Of the 110 saloons in Tombstone, the Crystal Palace Saloon and Big Nose Kate's Saloon are probably two of the most famous. Both are still a part of the Tombstone scene, open daily and frequented by dozens of curious tourists who visit there. The ambiance and decor of each of them is much the same as it was in the late 1880's. Authenticity reigns in Tombstone.
Cowboy Garb

In the present time, Tombstone holds connections that tie our family together with memories. A cousin of eight years old visited the town on a girls trip with me and my mom and mother-in-law. A few years later, she was married in true western style at a Tombstone church.
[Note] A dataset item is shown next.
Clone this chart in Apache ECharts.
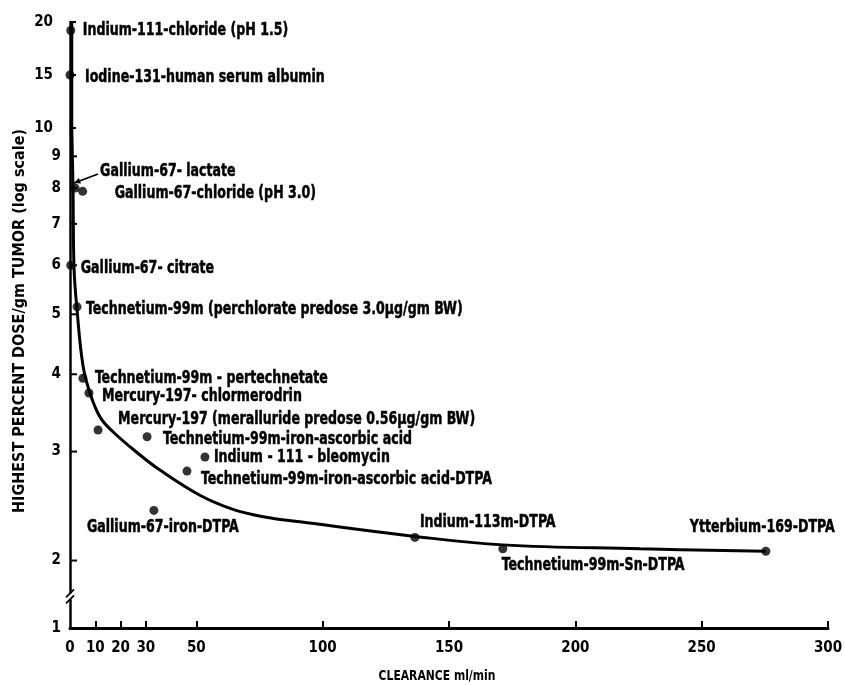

And an interesting man we knew from a church nearby played an authentic role as an actor in scenes from the town's history. Trips with our kids to this western community have proven fun over the years. Lessons in history are much more easily learned with such colorful object lessons.
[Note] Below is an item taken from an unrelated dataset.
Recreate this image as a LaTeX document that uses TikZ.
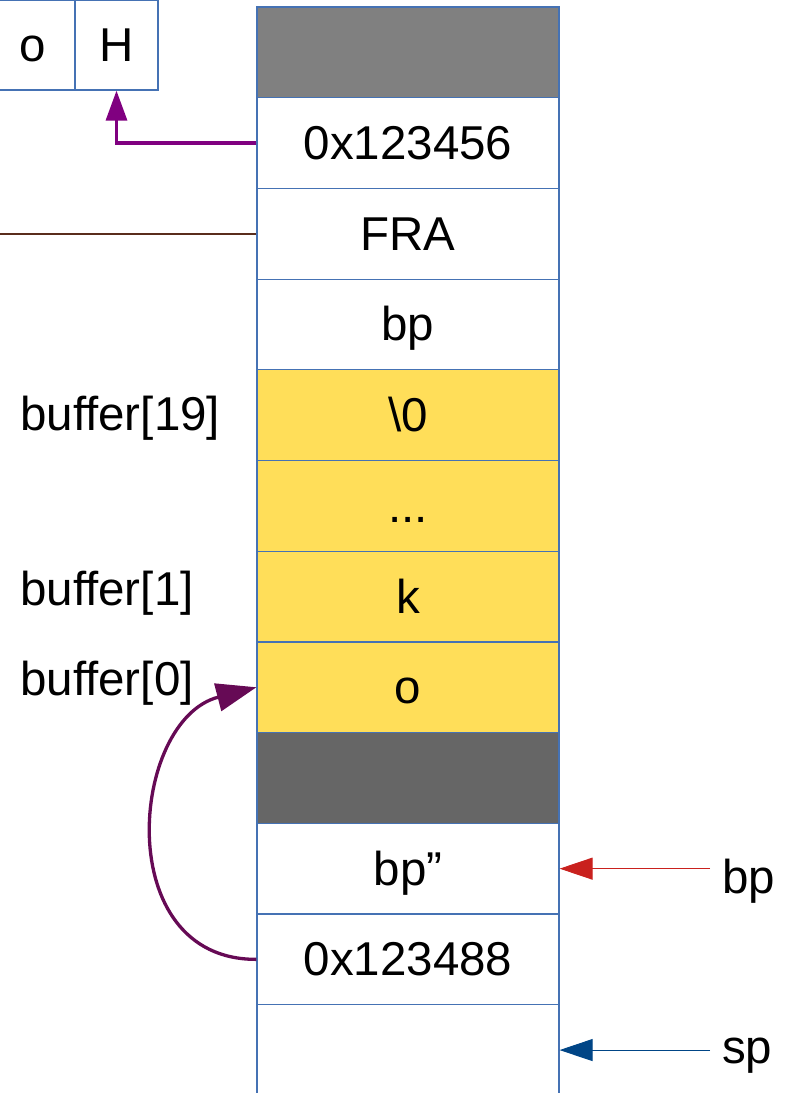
\documentclass[tikz,border=0pt]{standalone}
\usepackage{fontspec}
\setmainfont{Liberation Sans}
\usetikzlibrary{arrows.meta}
\definecolor{cellline}{RGB}{69,114,180}
\definecolor{topgray}{RGB}{128,128,128}
\definecolor{darkgray2}{RGB}{102,102,102}
\definecolor{bufyellow}{RGB}{255,222,89}
\definecolor{ptrpurple}{RGB}{128,0,128}
\definecolor{curvepurple}{RGB}{102,10,85}
\definecolor{linkbrown}{RGB}{90,45,28}
\definecolor{bpred}{RGB}{201,33,30}
\definecolor{spblue}{RGB}{0,69,134}
\tikzset{
  cell/.style={draw=cellline, line width=1.2pt, minimum width=302pt, minimum height=90.7pt,
    inner sep=0pt, text height=33pt, text depth=0pt, font=\fontsize{47.5}{57}\selectfont},
  smallcell/.style={draw=cellline, line width=1.2pt, minimum height=90pt, inner sep=0pt,
    text height=33pt, text depth=0pt, font=\fontsize{47.5}{57}\selectfont},
  lbl/.style={anchor=base west, inner sep=0pt, font=\fontsize{47.5}{57}\selectfont},
}
\begin{document}
\begin{tikzpicture}[x=1pt,y=-1pt]
\useasboundingbox (0,0) rectangle (789,1093);
\begin{scope}
\clip (0,0) rectangle (789,1093);
% stack cells
\node[cell, fill=topgray]   (c0)  at (408, 52.35) {};
\node[cell]                 (c1)  at (408, 143.05) {0x123456};
\node[cell]                 (c2)  at (408, 233.75) {FRA};
\node[cell]                 (c3)  at (408, 324.45) {bp};
\node[cell, fill=bufyellow] (c4)  at (408, 415.15) {\textbackslash 0};
\node[cell, fill=bufyellow] (c5)  at (408, 505.85) {...};
\node[cell, fill=bufyellow] (c6)  at (408, 596.55) {k};
\node[cell, fill=bufyellow] (c7)  at (408, 687.25) {o};
\node[cell, fill=darkgray2] (c8)  at (408, 777.95) {};
\node[cell]                 (c9)  at (408, 868.65) {bp”};
\node[cell]                 (c10) at (408, 959.35) {0x123488};
\node[cell]                 (c11) at (408, 1050.05) {};
% top left boxes
\node[smallcell, minimum width=85pt] (ob) at (32.5, 45) {o};
\node[smallcell, minimum width=83pt] (Hb) at (116.5, 45) {H};
% left labels
\node[lbl] (l19) at (20, 430) {buffer[19]};
\node[lbl] (l1)  at (20, 605) {buffer[1]};
\node[lbl] (l0)  at (20, 695) {buffer[0]};
% right labels
\node[lbl] (bpl) at (722, 893) {bp};
\node[lbl] (spl) at (722, 1063) {sp};
\coordinate (bpstart) at (710, 868.65);
\coordinate (spstart) at (710, 1050.05);
\coordinate (brownend) at (0, 233.75);
% connectors
\draw[ptrpurple, line width=3.3pt, -{Triangle[length=30pt,width=21pt]}] (c1.west) -| (Hb.south);
\draw[linkbrown, line width=2pt] (c2.west) -- (brownend);
\draw[curvepurple, line width=3.3pt, -{Triangle[length=40pt,width=28pt]}]
  (c10.west) .. controls (110,960) and (130,720) .. (c7.west);
\draw[bpred, line width=1pt, -{Triangle[length=33pt,width=22pt]}] (bpstart) -- (c9.east);
\draw[spblue, line width=1pt, -{Triangle[length=33pt,width=22pt]}] (spstart) -- (c11.east);
\end{scope}
\end{tikzpicture}
\end{document}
Wooden boardwalks line Main Street

But, where does the tea come in? As we walked along Main Street, I was surprised to see a small little shop at the entrance to a shooting gallery. Inside was a friendly woman who was dressed in frontier garb. Teapots and baked goods were displayed at the back of her small eating establishment. Could it be? Would it be possible to have tea in Tombstone? Yes! And she was happy to share about her experience.

Opening day of Buns & Guns

It just happened to be the opening of her very first day in her quaint little cafe and bakery. She'd earned her way, carefully dressing with authenticity and baking homemade treats in a rented space in a commercial kitchen. For two years she was a walking bakery, carrying baskets of her home-baked goodies up and down the boardwalks, selling them to passers-by. A city committee oversees each business, making sure they meet the standards of authenticity that they require as part of the historic portions of their town. She worked carefully to meet the requirements and after her years of hard work, she was finally able to rent a space where she could open her store-front cafe. She told me that she was the first bakery in 100 years in Tombstone.
Favorite teapot
Buns & Guns

I admire her hard work and enthusiasm for her tasks! And I hope that the next time I am privileged to visit Tombstone, that she is still there and that her business is thriving! It's wonderful that a cup of tea can now be found in Tombstone!
The soda bar

I've shared pictures from the bar at a Tombstone saloon, and a bakery bar that serves tea just down the street. It's only right that I share one last bar before the tour of Tombstone is over. Down at the end of the street the soda bar was filled with kids, enjoying sodas and ice cream. It appears that Tombstone has something for every one's taste! If you ever have a chance to visit Tombstone, I recommend it. And be sure to take time to go off the beat and track. Sometimes the best places are those that are not the most touristy places, but rather the nooks and little places along the way. Explore and enjoy!